Return only those lines from the line containing "Generate a Python" to the line containing "ax.yaxis.set_label_coords(-0.046, 0.5)", both included, and please omit the pictures.
## Start Data excerpts
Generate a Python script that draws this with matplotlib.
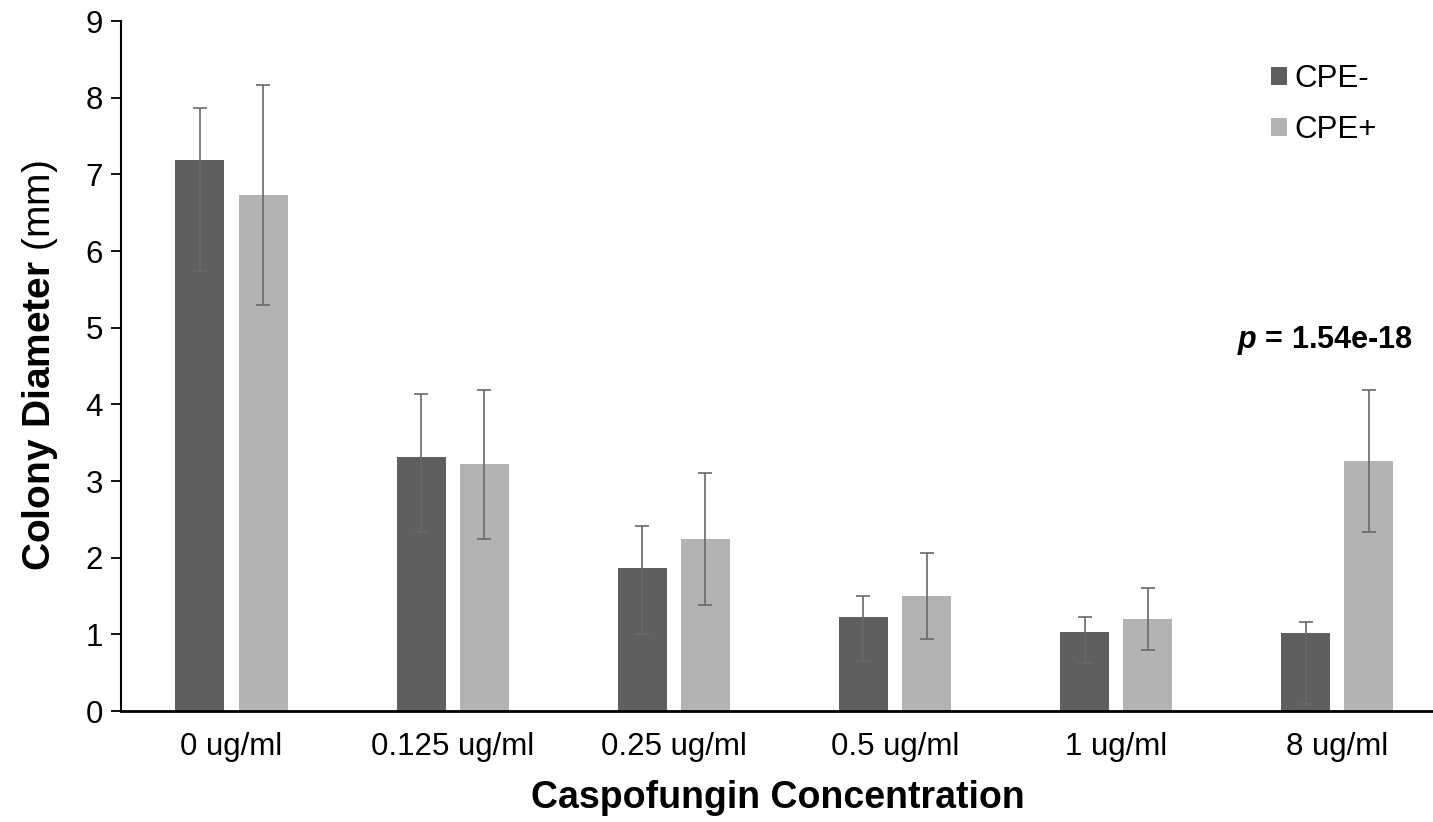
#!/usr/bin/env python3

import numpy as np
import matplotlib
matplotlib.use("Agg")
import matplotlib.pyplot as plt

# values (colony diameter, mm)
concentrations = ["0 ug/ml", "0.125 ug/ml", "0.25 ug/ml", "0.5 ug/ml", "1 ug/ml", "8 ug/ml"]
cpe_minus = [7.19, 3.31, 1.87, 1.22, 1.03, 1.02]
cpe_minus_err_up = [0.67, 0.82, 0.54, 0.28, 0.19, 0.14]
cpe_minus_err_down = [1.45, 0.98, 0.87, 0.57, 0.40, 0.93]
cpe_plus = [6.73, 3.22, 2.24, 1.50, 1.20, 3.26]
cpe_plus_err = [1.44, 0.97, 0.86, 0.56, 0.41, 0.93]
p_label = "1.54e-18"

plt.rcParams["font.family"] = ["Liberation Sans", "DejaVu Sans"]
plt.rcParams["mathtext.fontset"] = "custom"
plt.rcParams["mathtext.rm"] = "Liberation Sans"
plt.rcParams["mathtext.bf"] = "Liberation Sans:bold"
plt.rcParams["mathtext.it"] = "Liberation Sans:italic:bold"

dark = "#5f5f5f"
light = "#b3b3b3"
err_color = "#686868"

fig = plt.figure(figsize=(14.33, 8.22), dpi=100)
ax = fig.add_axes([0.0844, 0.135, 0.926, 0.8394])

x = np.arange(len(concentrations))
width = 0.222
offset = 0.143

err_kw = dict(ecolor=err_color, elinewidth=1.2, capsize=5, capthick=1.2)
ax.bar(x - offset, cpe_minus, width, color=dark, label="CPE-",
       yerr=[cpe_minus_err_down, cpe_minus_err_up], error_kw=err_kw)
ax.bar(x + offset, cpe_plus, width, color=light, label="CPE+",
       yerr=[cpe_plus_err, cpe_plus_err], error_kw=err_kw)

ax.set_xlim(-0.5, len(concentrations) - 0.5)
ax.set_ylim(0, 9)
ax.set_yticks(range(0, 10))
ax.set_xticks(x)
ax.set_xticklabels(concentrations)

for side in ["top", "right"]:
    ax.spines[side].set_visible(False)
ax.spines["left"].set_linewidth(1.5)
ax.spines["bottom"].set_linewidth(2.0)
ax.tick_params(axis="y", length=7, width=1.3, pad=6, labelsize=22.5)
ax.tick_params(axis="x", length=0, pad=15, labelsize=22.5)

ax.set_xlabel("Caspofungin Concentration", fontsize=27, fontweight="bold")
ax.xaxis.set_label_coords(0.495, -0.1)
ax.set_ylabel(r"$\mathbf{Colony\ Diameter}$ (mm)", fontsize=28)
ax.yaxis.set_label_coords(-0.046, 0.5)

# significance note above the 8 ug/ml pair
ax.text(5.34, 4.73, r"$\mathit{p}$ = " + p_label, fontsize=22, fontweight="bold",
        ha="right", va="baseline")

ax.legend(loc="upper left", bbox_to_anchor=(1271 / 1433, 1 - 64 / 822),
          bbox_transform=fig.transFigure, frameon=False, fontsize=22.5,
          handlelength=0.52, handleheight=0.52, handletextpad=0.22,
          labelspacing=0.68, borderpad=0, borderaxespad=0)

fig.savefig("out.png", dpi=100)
## End Data excerpts
## Start Data excerpts
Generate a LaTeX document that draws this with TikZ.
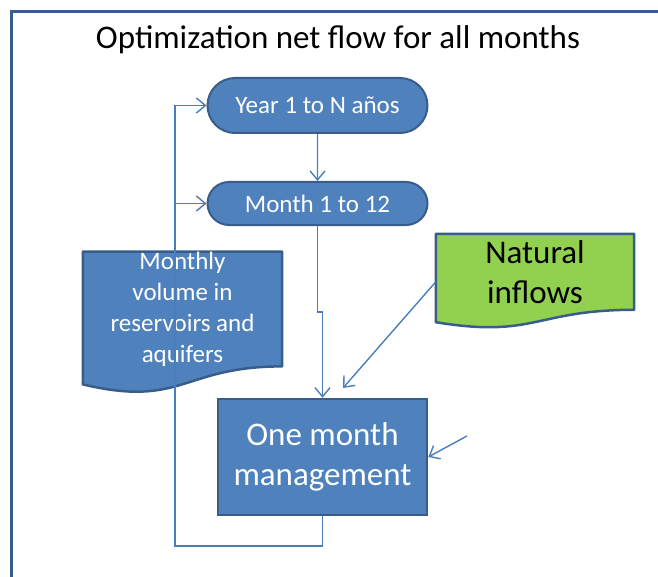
## End Data excerpts
■ Complete response ■
Generate a Python script that draws this with matplotlib.
#!/usr/bin/env python3

import numpy as np
import matplotlib
matplotlib.use("Agg")
import matplotlib.pyplot as plt

# values (colony diameter, mm)
concentrations = ["0 ug/ml", "0.125 ug/ml", "0.25 ug/ml", "0.5 ug/ml", "1 ug/ml", "8 ug/ml"]
cpe_minus = [7.19, 3.31, 1.87, 1.22, 1.03, 1.02]
cpe_minus_err_up = [0.67, 0.82, 0.54, 0.28, 0.19, 0.14]
cpe_minus_err_down = [1.45, 0.98, 0.87, 0.57, 0.40, 0.93]
cpe_plus = [6.73, 3.22, 2.24, 1.50, 1.20, 3.26]
cpe_plus_err = [1.44, 0.97, 0.86, 0.56, 0.41, 0.93]
p_label = "1.54e-18"

plt.rcParams["font.family"] = ["Liberation Sans", "DejaVu Sans"]
plt.rcParams["mathtext.fontset"] = "custom"
plt.rcParams["mathtext.rm"] = "Liberation Sans"
plt.rcParams["mathtext.bf"] = "Liberation Sans:bold"
plt.rcParams["mathtext.it"] = "Liberation Sans:italic:bold"

dark = "#5f5f5f"
light = "#b3b3b3"
err_color = "#686868"

fig = plt.figure(figsize=(14.33, 8.22), dpi=100)
ax = fig.add_axes([0.0844, 0.135, 0.926, 0.8394])

x = np.arange(len(concentrations))
width = 0.222
offset = 0.143

err_kw = dict(ecolor=err_color, elinewidth=1.2, capsize=5, capthick=1.2)
ax.bar(x - offset, cpe_minus, width, color=dark, label="CPE-",
       yerr=[cpe_minus_err_down, cpe_minus_err_up], error_kw=err_kw)
ax.bar(x + offset, cpe_plus, width, color=light, label="CPE+",
       yerr=[cpe_plus_err, cpe_plus_err], error_kw=err_kw)

ax.set_xlim(-0.5, len(concentrations) - 0.5)
ax.set_ylim(0, 9)
ax.set_yticks(range(0, 10))
ax.set_xticks(x)
ax.set_xticklabels(concentrations)

for side in ["top", "right"]:
    ax.spines[side].set_visible(False)
ax.spines["left"].set_linewidth(1.5)
ax.spines["bottom"].set_linewidth(2.0)
ax.tick_params(axis="y", length=7, width=1.3, pad=6, labelsize=22.5)
ax.tick_params(axis="x", length=0, pad=15, labelsize=22.5)

ax.set_xlabel("Caspofungin Concentration", fontsize=27, fontweight="bold")
ax.xaxis.set_label_coords(0.495, -0.1)
ax.set_ylabel(r"$\mathbf{Colony\ Diameter}$ (mm)", fontsize=28)
ax.yaxis.set_label_coords(-0.046, 0.5)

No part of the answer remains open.